AFP/Reuters
Moscow

Russian President Vladimir Putin said in an interview broadcast yesterday that he had no regrets over Moscow’s 2014 annexation of Crimea and that it was righting a historical injustice.
“I think we did the right thing and I don’t regret a thing,” Putin said of his decision to take back the Black Sea peninsula from Ukraine, interviewed in the state television documentary The President.
“When we defend our (interests), we go to the end,” Putin said. “If people want to return to Russia and don’t want to be under the authority of neo-nazis, extreme nationalists and followers of (Stepan) Bandera, then we don’t have the right to abandon them.”
Bandera was the hugely controversial anti-Soviet war-time leader of the Ukrainian Insurgent Army (UPA), which both fought against and collaborated with occupying Nazi forces.
Explaining the motivation behind Crimea’s takeover, Putin said it was righting a historic wrong after Soviet leader Nikita Khrushchev transferred the peninsula from Russia to Ukraine in 1954, then only a symbolic move since both were part of the Soviet Union.
“It’s not because we want to bite something off, tear it off.

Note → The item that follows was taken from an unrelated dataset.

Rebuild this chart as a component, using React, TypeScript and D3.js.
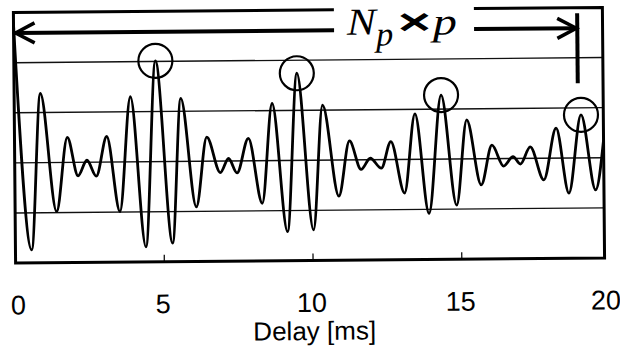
import React, { useEffect, useRef } from 'react';
import * as d3 from 'd3';

// extrema of the correlation curve
const delayMs = [
  0, 0.545, 0.881, 1.395, 1.775, 2.125, 2.428, 2.74, 3.1, 3.524, 3.907, 4.388, 4.758,
  5.286, 5.599, 6.093, 6.463, 6.91, 7.189, 7.471, 7.861, 8.311, 8.668, 9.152, 9.509,
  10.027, 10.363, 10.888, 11.258, 11.641, 11.954, 12.323, 12.649, 13.097, 13.467, 13.914, 14.351,
  14.845, 15.205, 15.676, 16.046, 16.436, 16.752, 16.998, 17.334, 17.781, 18.208, 18.622, 19.049,
  19.52, 19.8,
];
const amplitude = [
  2.75, -1.74, 1.38, -0.98, 0.5, -0.27, 0.04, -0.28, 0.51, -0.99, 1.3, -1.7, 2.01,
  -1.63, 1.26, -0.91, 0.48, -0.23, 0.05, -0.24, 0.45, -0.85, 1.14, -1.42, 1.74,
  -1.39, 1.1, -0.72, 0.38, -0.19, 0.03, -0.17, 0.36, -0.67, 0.91, -1.08, 1.28,
  -0.92, 0.78, -0.52, 0.27, -0.15, 0.04, -0.11, 0.23, -0.43, 0.6, -0.7, 0.86,
  -0.64, 0.35,
];
const xTicks = [0, 5, 10, 15, 20];
const gridLevels = [-1, 0, 1, 2];
const circledDelays = [4.758, 9.509, 14.351, 19.049];
const spanEnd = 18.95; // right end of the Np x p arrow

const DelayChart = () => {
  const ref = useRef<SVGSVGElement | null>(null);

  useEffect(() => {
    const left = 14.5, right = 603.5, top = 10, bottom = 260.5;
    const gapL = 335, gapR = 475; // top border is broken by the label

    const svg = d3.select(ref.current);
    svg.selectAll('*').remove();
    // the scan is tilted a little
    const g = svg.append('g').attr('transform', 'rotate(-0.5 310 137)');

    const x = d3.scaleLinear().domain([0, 19.8]).range([left, right]);
    const y = d3.scaleLinear().domain([-2, 3]).range([bottom, top]);

    g.selectAll('.grid')
      .data(gridLevels)
      .enter()
      .append('line')
      .attr('x1', left)
      .attr('x2', right)
      .attr('y1', d => y(d))
      .attr('y2', d => y(d))
      .attr('stroke', '#111')
      .attr('stroke-width', 1.4);

    g.selectAll('.tick')
      .data(xTicks.slice(1, 4))
      .enter()
      .append('line')
      .attr('x1', d => x(d))
      .attr('x2', d => x(d))
      .attr('y1', bottom)
      .attr('y2', bottom - 7)
      .attr('stroke', '#111')
      .attr('stroke-width', 1.3);

    g.append('path')
      .attr('d', `M${gapL},${top}H${left}V${bottom}H${right}V${top}H${gapR}`)
      .attr('fill', 'none')
      .attr('stroke', '#000')
      .attr('stroke-width', 3);

    const pts: [number, number][] = delayMs.map((d, i) => [d, amplitude[i]]);
    const line = d3.line<[number, number]>()
      .x(d => x(d[0]))
      .y(d => y(d[1]))
      .curve(d3.curveMonotoneX);

    g.append('path')
      .datum(pts)
      .attr('d', line)
      .attr('fill', 'none')
      .attr('stroke', '#000')
      .attr('stroke-width', 2.8)
      .attr('stroke-linejoin', 'round');

    g.selectAll('.peak')
      .data(circledDelays)
      .enter()
      .append('circle')
      .attr('cx', d => x(d))
      .attr('cy', d => y(amplitude[delayMs.indexOf(d)]))
      .attr('r', 17)
      .attr('fill', 'none')
      .attr('stroke', '#000')
      .attr('stroke-width', 2.2);

    // Np x p span arrow
    const ay = 30.5;
    const xEnd = x(spanEnd);
    g.append('path')
      .attr('d', `M${left + 1.5},${ay}H${gapL}M${gapR},${ay}H${xEnd}`)
      .attr('stroke', '#000')
      .attr('stroke-width', 4);
    g.append('path')
      .attr('d', `M${left + 21},${ay - 10}L${left + 2},${ay}L${left + 21},${ay + 10}M${xEnd - 20},${ay - 10}L${xEnd - 1},${ay}L${xEnd - 20},${ay + 10}`)
      .attr('fill', 'none')
      .attr('stroke', '#000')
      .attr('stroke-width', 3.5);
    g.append('line')
      .attr('x1', xEnd)
      .attr('x2', xEnd)
      .attr('y1', 15.5)
      .attr('y2', 85.5)
      .attr('stroke', '#000')
      .attr('stroke-width', 4);

    const serif = '"Liberation Serif", "Times New Roman", serif';
    g.append('text').attr('x', 348).attr('y', 35)
      .attr('font-family', serif).attr('font-style', 'italic').attr('font-size', 38)
      .attr('textLength', 29).attr('lengthAdjust', 'spacingAndGlyphs')
      .text('N');
    g.append('text').attr('x', 377).attr('y', 46)
      .attr('font-family', serif).attr('font-style', 'italic').attr('font-size', 34)
      .text('p');
    g.append('text').attr('x', 399).attr('y', 35)
      .attr('font-family', '"Liberation Sans", Arial, sans-serif').attr('font-weight', 'bold')
      .attr('font-size', 36).attr('textLength', 33).attr('lengthAdjust', 'spacingAndGlyphs')
      .text('×');
    g.append('text').attr('x', 434).attr('y', 35.5)
      .attr('font-family', serif).attr('font-style', 'italic').attr('font-size', 38)
      .attr('textLength', 24).attr('lengthAdjust', 'spacingAndGlyphs')
      .text('p');

    const sans = '"Liberation Sans", Arial, sans-serif';
    g.selectAll('.tick-label')
      .data(xTicks)
      .enter()
      .append('text')
      .attr('x', d => x(d) + (d === 0 ? 2.5 : d === 20 ? -5 : -1.5))
      .attr('y', 312)
      .attr('text-anchor', 'middle')
      .attr('font-family', sans)
      .attr('font-size', 27)
      .text(d => d);

    g.append('text')
      .attr('x', 313)
      .attr('y', 340)
      .attr('text-anchor', 'middle')
      .attr('font-family', sans)
      .attr('font-size', 26)
      .text('Delay [ms]');
  }, []);

  return (
    <svg
      ref={ref}
      width={620}
      height={349}
      style={{ position: 'absolute', left: 0, top: 0, background: '#fff' }}
    />
  );
};

export default function App() {
  return <DelayChart />;
}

And not even because Crimea has a strategic significance in the region around the Black Sea,” Putin said. “It’s because it’s an element of historical justice.”
He insisted that Russia is not breaching international law in its actions in Ukraine, despite Western sanctions, as Moscow denies international accusations that it is backing pro-Russian separatists with arms and troops in east Ukraine.

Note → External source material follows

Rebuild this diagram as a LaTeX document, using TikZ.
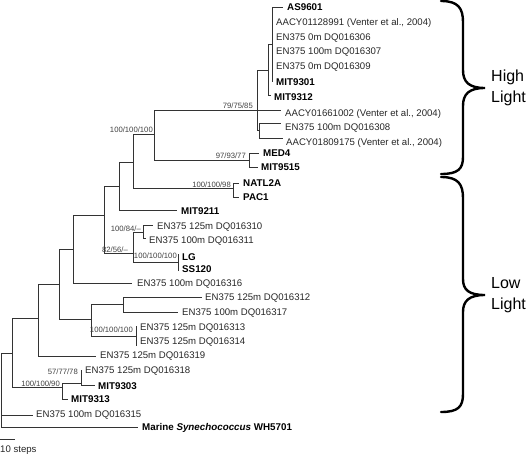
\documentclass[tikz,border=0pt]{standalone}
\usepackage{fontspec}
\setmainfont{Liberation Sans}
\begin{document}
\begin{tikzpicture}[x=1pt,y=-1pt,
  br/.style={draw=black!80,line width=0.8pt},
  lf/.style={anchor=west,inner sep=0pt,text=black!85,font=\fontsize{9.6}{11}\selectfont},
  lfb/.style={anchor=west,inner sep=0pt,text=black,font=\fontsize{9.8}{11}\selectfont\bfseries},
  bs/.style={anchor=east,inner sep=0pt,text=black!75,font=\fontsize{7.7}{9}\selectfont},
  brace/.style={draw=black,line width=2.4pt,line cap=round},
  bl/.style={anchor=west,inner sep=0pt,align=left,font=\fontsize{16}{21}\selectfont}]
\useasboundingbox (0,0) rectangle (528,455);
% internal nodes
\coordinate (R) at (1,353);
\coordinate (n12) at (12,353);
\coordinate (n38) at (38,318);
\coordinate (n59) at (59,284);
\coordinate (n73) at (73,249);
\coordinate (n104) at (104,215);
\coordinate (n119) at (119,186);
\coordinate (n133) at (133,162);
\coordinate (n154) at (154,134);
\coordinate (n257) at (257,110);
\coordinate (n268) at (268,70);
\coordinate (n272) at (272,44);
\coordinate (n259) at (259,130);
\coordinate (n249) at (249,160);
\coordinate (n233) at (233,188);
\coordinate (n133b) at (133,253);
\coordinate (n143) at (143,232);
\coordinate (n178) at (178,262);
\coordinate (n91) at (91,319);
\coordinate (n123) at (123,304);
\coordinate (n136) at (136,336);
\coordinate (n62) at (62,387);
\coordinate (n81) at (81,383);
% leaf ends
\coordinate (eAS) at (283,7);
\coordinate (eA1) at (272,23);
\coordinate (e306) at (272,38);
\coordinate (e307) at (272,52);
\coordinate (e309) at (272,67);
\coordinate (e9301) at (272,82);
\coordinate (e9312) at (271,95);
\coordinate (eA2) at (281,110);
\coordinate (e308) at (281,123);
\coordinate (eA3) at (283,138);
\coordinate (eMED4) at (259,153);
\coordinate (e9515) at (258,167);
\coordinate (eNATL) at (239,183);
\coordinate (ePAC) at (239,197);
\coordinate (e9211) at (177,210);
\coordinate (e310) at (153,225);
\coordinate (e311) at (146,238);
\coordinate (eLG) at (178,254);
\coordinate (eSS) at (178,271);
\coordinate (e316) at (132,283);
\coordinate (e312) at (202,297);
\coordinate (e317) at (178,312);
\coordinate (e313) at (136,326);
\coordinate (e314) at (136,346);
\coordinate (e319) at (96,356);
\coordinate (e318) at (81,370);
\coordinate (e9303) at (95,385);
\coordinate (e9313) at (68,399);
\coordinate (e315) at (33,415);
\coordinate (eSyn) at (138,427);
% branches
\draw[br] (R) |- (n12) (R) |- (e315) (R) |- (eSyn);
\draw[br] (n12) |- (n38) (n12) |- (n62);
\draw[br] (n38) |- (n59) (n38) |- (e319);
\draw[br] (n59) |- (n73) (n59) |- (n91);
\draw[br] (n73) |- (n104) (n73) |- (e316);
\draw[br] (n104) |- (n119) (n104) |- (n133b);
\draw[br] (n119) |- (n133) (n119) |- (e9211);
\draw[br] (n133) |- (n154) (n133) |- (n233);
\draw[br] (n154) |- (n257) (n154) |- (n249);
\draw[br] (n257) |- (n268) (n257) |- (eA2) (n257) |- (n259);
\draw[br] (n268) |- (n272) (n268) |- (e9312);
\draw[br] (n272) |- (eAS) (n272) |- (e9301);
\draw[br] (n259) |- (e308) (n259) |- (eA3);
\draw[br] (n249) |- (eMED4) (n249) |- (e9515);
\draw[br] (n233) |- (eNATL) (n233) |- (ePAC);
\draw[br] (n133b) |- (n143) (n133b) |- (n178);
\draw[br] (n143) |- (e310) (n143) |- (e311);
\draw[br] (n178) |- (eLG) (n178) |- (eSS);
\draw[br] (n91) |- (n123) (n91) |- (n136);
\draw[br] (n123) |- (e312) (n123) |- (e317);
\draw[br] (n136) |- (e313) (n136) |- (e314);
\draw[br] (n62) |- (n81) (n62) |- (e9313);
\draw[br] (n81) |- (e318) (n81) |- (e9303);
% leaf labels
\node[lfb] (tAS) at (287,7) {AS9601};
\node[lf] (tA1) at (276,23) {AACY01128991 (Venter et al., 2004)};
\node[lf] (t306) at (276,38) {EN375 0m DQ016306};
\node[lf] (t307) at (276,52) {EN375 100m DQ016307};
\node[lf] (t309) at (276,67) {EN375 0m DQ016309};
\node[lfb] (t9301) at (276,82) {MIT9301};
\node[lfb] (t9312) at (274,97) {MIT9312};
\node[lf] (tA2) at (285,114) {AACY01661002 (Venter et al., 2004)};
\node[lf] (t308) at (285,128) {EN375 100m DQ016308};
\node[lf] (tA3) at (286,143) {AACY01809175 (Venter et al., 2004)};
\node[lfb] (tMED4) at (263,153) {MED4};
\node[lfb] (t9515) at (261,167) {MIT9515};
\node[lfb] (tNATL) at (243,183) {NATL2A};
\node[lfb] (tPAC) at (243,197) {PAC1};
\node[lfb] (t9211) at (181,211) {MIT9211};
\node[lf] (t310) at (157,227) {EN375 125m DQ016310};
\node[lf] (t311) at (149,241) {EN375 100m DQ016311};
\node[lfb] (tLG) at (182,257) {LG};
\node[lfb] (tSS) at (182,269) {SS120};
\node[lf] (t316) at (137,284) {EN375 100m DQ016316};
\node[lf] (t312) at (205,298) {EN375 125m DQ016312};
\node[lf] (t317) at (182,313) {EN375 100m DQ016317};
\node[lf] (t313) at (140,328) {EN375 125m DQ016313};
\node[lf] (t314) at (140,342) {EN375 125m DQ016314};
\node[lf] (t319) at (100,356) {EN375 125m DQ016319};
\node[lf] (t318) at (85,371) {EN375 125m DQ016318};
\node[lfb] (t9303) at (98,386) {MIT9303};
\node[lfb] (t9313) at (71,399) {MIT9313};
\node[lf] (t315) at (36,415) {EN375 100m DQ016315};
\node[lfb] (tSyn) at (142,428) {Marine \textit{Synechococcus} WH5701};
% support values
\node[bs] (s1) at (153,130) {100/100/100};
\node[bs] (s2) at (253,106) {79/75/85};
\node[bs] (s3) at (246,156) {97/93/77};
\node[bs] (s4) at (231,185) {100/100/98};
\node[bs] (s5) at (141,229) {100/84/--};
\node[bs] (s6) at (128,250) {82/56/--};
\node[bs] (s7) at (177,256) {100/100/100};
\node[bs] (s8) at (133,330) {100/100/100};
\node[bs] (s9) at (78,372) {57/77/78};
\node[bs] (s10) at (60,384) {100/100/90};
% scale bar
\coordinate (sb1) at (0,439);
\coordinate (sb2) at (15,439);
\draw[br] (sb1) -- (sb2);
\node[lf] (sbl) at (0,450) {10 steps};
% braces
\draw[brace] (441,1) .. controls (458,1) and (463,8) .. (463,22) -- (463,70)
  .. controls (463,82) and (469,88) .. (485,88)
  .. controls (469,88) and (463,94) .. (463,106) -- (463,157)
  .. controls (463,169) and (458,174) .. (441,174);
\draw[brace] (441,177) .. controls (458,177) and (463,184) .. (463,198) -- (463,279)
  .. controls (463,290) and (469,295) .. (485,295)
  .. controls (469,295) and (463,301) .. (463,312) -- (463,394)
  .. controls (463,407) and (458,412) .. (441,412);
\node[bl] (hl) at (491,88) {High\\Light};
\node[bl] (ll) at (491,295) {Low\\Light};
\end{tikzpicture}
\end{document}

“I’m deeply convinced we’re not breaking any rules of the game. That concerns our relations with Ukraine (and) the situation in Crimea,” Putin said, citing international law and the United Nations charter.
The President, marking Putin’s 15 years in power, had already been aired in Russia’s Far East.
It was scheduled to be shown in western Russia late last night.
Crimea was administered as part of Russia within the Soviet Union until it was transferred to Ukraine in 1954.
The peninsula, connected to the mainland by a narrow causeway, provides the base for the Russian navy’s Black Sea fleet.
Russia’s annexation of Crimea last year followed what it said was an “unconstitutional coup” in which street protests toppled a Moscow-allied Ukrainian president in Kiev after he ditched a deal to move closer to the European Union.
Separatist unrest then spread to eastern, Russian-speaking regions of Ukraine where fighting between Kiev’s troops and pro-Russian rebels has killed more than 6,000 people.
Putin condemned punitive sanctions imposed by the United States and European Union.
“We have witnessed such attempts during Russia’s entire history, dating back to tsarist times. This attempt to deter Russia, this policy, has been known for a long time, for centuries. There is nothing new,” RIA quoted him as saying.
Putin said Western leaders would like to see Russia begging with its “cap in hand”.